Search the material for "with" and show all lines that contain it.

(Given records):
>> START

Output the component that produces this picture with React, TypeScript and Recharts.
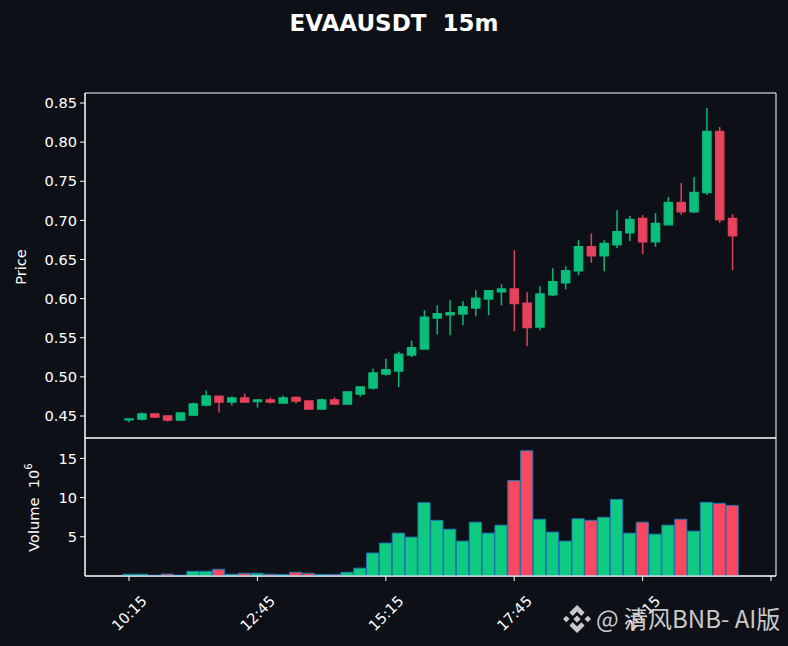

>> END
>> START

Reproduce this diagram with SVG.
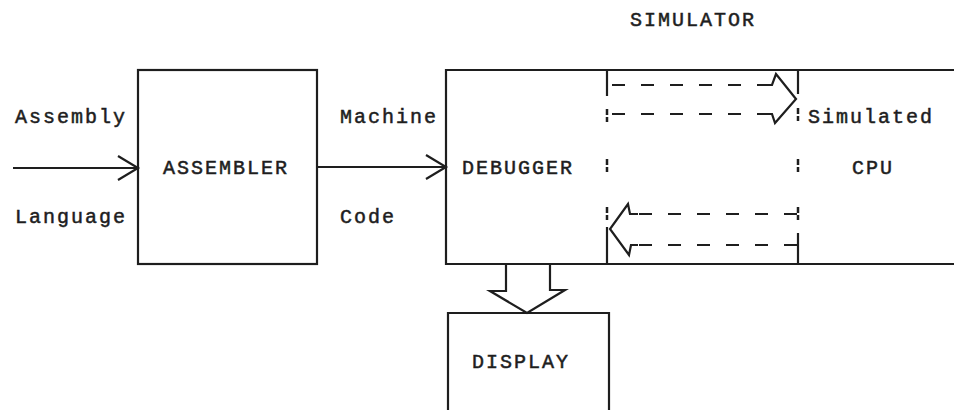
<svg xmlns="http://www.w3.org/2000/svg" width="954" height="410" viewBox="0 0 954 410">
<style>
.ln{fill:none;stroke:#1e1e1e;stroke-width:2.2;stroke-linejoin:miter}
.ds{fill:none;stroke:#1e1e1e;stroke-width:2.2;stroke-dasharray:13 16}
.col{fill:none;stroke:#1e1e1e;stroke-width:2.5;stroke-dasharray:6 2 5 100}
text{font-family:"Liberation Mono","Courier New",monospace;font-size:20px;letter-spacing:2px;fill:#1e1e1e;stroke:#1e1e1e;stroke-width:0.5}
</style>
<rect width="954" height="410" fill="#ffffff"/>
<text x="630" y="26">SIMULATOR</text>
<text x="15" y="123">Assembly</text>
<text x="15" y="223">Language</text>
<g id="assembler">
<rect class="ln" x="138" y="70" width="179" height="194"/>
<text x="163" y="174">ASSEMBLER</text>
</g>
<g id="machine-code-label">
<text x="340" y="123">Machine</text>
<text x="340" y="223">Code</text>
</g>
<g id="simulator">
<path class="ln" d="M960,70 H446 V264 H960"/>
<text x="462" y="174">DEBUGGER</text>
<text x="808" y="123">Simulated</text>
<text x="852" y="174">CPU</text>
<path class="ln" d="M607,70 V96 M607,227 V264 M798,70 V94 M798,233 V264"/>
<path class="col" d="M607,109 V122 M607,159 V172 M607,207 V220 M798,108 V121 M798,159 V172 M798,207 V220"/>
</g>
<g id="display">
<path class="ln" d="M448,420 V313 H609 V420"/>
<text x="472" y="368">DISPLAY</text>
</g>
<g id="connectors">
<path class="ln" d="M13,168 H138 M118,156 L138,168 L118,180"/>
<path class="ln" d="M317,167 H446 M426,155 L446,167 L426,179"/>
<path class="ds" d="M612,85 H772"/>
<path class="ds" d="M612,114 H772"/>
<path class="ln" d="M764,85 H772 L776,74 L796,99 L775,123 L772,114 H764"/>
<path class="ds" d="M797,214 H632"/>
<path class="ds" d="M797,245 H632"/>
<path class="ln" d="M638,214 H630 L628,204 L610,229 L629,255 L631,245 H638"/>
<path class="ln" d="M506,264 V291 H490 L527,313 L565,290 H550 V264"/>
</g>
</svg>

>> END
>> START

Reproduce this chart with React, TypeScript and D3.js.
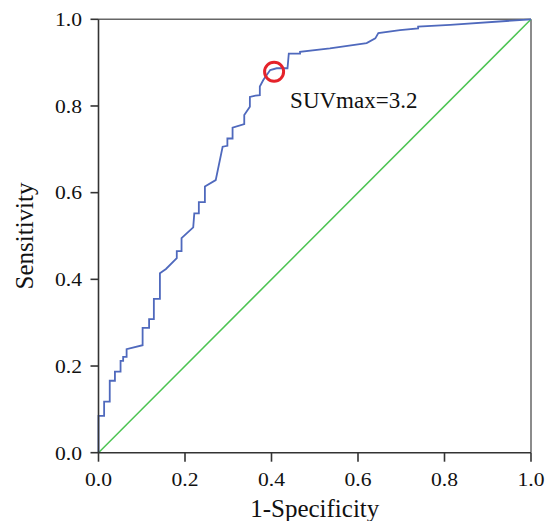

>> END

(Written solution):
Output the component that produces this picture with React, TypeScript and Recharts.
Reproduce this diagram with SVG.
Reproduce this chart with React, TypeScript and D3.js.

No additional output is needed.